EL TEATRO DEL ABSURDO

En los años sesenta el crítico Martin Esslin bautizó la desarticulación del lenguaje de Eugenio Ionesco y el minimalismo de Beckett como ABSURDO. El teatro del absurdo no es más que la fiel representación de la condición humana sin tapujos. La tristeza alegre en la repetición, en los formalismos, en el minimalismo, en la despersonalización, en la deshumanización de un hombre que se maquiniza con los años, con los siglos. El hombre preso de dos manecillas que marcan la hora, salta de guerra en guerra con la esperanza de solucionar un circulo vicioso que se repite y se repite. Cuando leo alguna obra del absurdo no encuentro nada, más bien me encuentro con la nada y es allí cuando entiendo que no existe la nada, porque la nada es algo; nada. Historias que no pretenden resolverse, problemas que se plantean a medias y se quedan flotando en aire.
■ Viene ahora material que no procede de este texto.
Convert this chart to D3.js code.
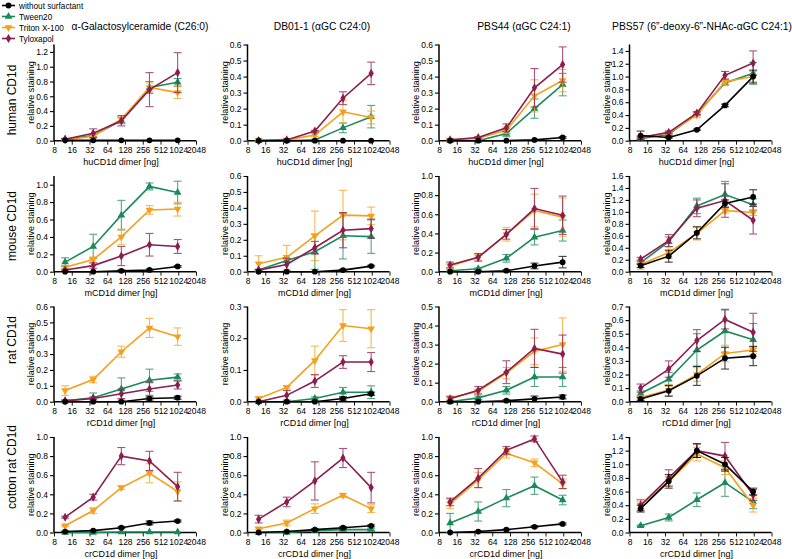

La última frase de cualquier obra del absurdo deja una cuestión en aire, un sinsabor en la boca y unas ganas de llorar provenientes de la risa, sí, aquí, en este mundo de verdades la risa es la portadora de tristezas, la risa es la que nos advierte que somos ridículos y que vivimos orgullosos de algo que es ridículo. El teatro del absurdo es algo más que una urgencia por respirar, es una verdad envuelta en la mentira de la representación o talvez es la representación más verdadera, el asunto es no atar cabos sino desatrlos, colgarnos de las narices de Dios.